Luis Feliu
Tweed Shire Council has struck a controversial deal with the organisers of the world motor rally run in Tweed and Kyogle shires in 2009 to write off a $126,000 debt in lieu of staging yet another motor event in the Tweed next year.
The outstanding $126,372.83 was owed for track building works for the 2010 Speed on Tweed event in Murwillumbah, which was backed by Rally Australia.
Massive protests when the rally was run in the Tweed forced organisers to stage the 2011 rally in Coffs Harbour.
Last week, the council secretly debated the debt and proposal by the Confederation of AustralianMotor Sports (CAMS), with Cr Katie Milne, one of the leading opponents of the rally, the only one to oppose the deal.
Councillors resolved to write off the debt incurred in the name of Speed on Tweed Pty Ltd, following the staging next year of a car carnival and a workshop on road safety for high-school students.
Under the deal, CAMS will contribute $15,000 for costs incurred by Tweed Shire Council.
Council accepted CAMS offer on the new car event and workshop as ‘an act of good faith’ to settle the debt. Dates and venues for the events are yet to be finalised.
But several council election candidates have hit out at the debt, describing it as a waste of ratepayer funds.
Audacity
Scott Sledge, the number two candidate on the Tweed Respect ticket, said ‘the audacity’ of the CAMs offer to council ‘is astounding’.
‘I wonder how the motor-racing gurus plan to teach driver safety to young speed heads,’ Mr Sledge, who was the main spokesman for the No Rally Group, told Echonetdaily.
‘Where is the return to basic “rates, roads and rubbish” promised by Crs Polgalse and Youngblutt? They said that the voters would get services, but instead we have to pay for the privilege of hosting yet another motoring event in our shire.
‘The fact that it was kept “confidential” highlights exactly what TSC needs to get away from. The people may well want to waste their money on worshipping the wasters of precious fossil fuels, but they should be consulted, honestly and not in this underhanded manner.
‘These are the same councillors who wasted untold rates dollars supporting the unpopular Repco Rally and need to get a grip.
‘They voted to write off the debt in exchange for a slim promise.

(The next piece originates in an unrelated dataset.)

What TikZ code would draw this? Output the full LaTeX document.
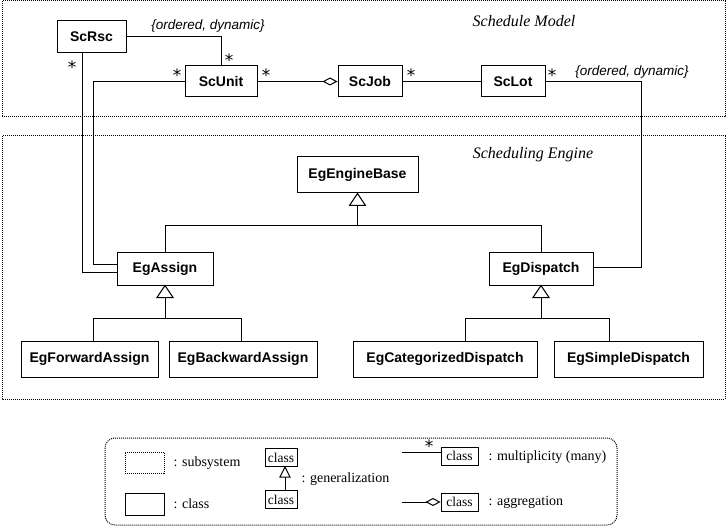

After the failure of the rally to deliver profits, why should we trust CAMS?’ Mr Sledge said.
Tweed Respect team’s main candidate Eddie Roberts said the money should have been spent on low-impact ecotourism facilities such as bike and walk trails.
Former No Rally Group member Michael McNamara told Echonetdaily that the debt write-off ‘reinforces everything we ever said about the dodgy financial arrangements that underpinned the rally’.
First event
In a media release on the deal yesterday, the council announced that the CAMS car club festival, to be known as CARnival, will be held for the first time in 2012 in Victoria this December and in the Tweed next year.
As part of the festival, the motorsport body will help the council organise a special road-safety and driver-behaviour workshop for local high-school students, called Ignition.
Chief executive of CAMS, David Morgan, said the two events were ‘exciting initiatives that will both benefit the Tweed’, while council general manager, David Keenan, said both events would see an influx of people to the area.
The former state government secretly funded the 2009 and 2011 rallies to the tune of millions of taxpayer dollars and forced the 2009 event onto the Tweed with special legislation pushed through parliament to enable it to be run.
The minister responsible for the event at the time, Ian Macdonald, has since been disgraced over a massage-for-favours scandal and is also being investigated by ICAC over allegations concerning his granting of an exploration licence in the Hunter Valley to a mining company associated with a former senior union official.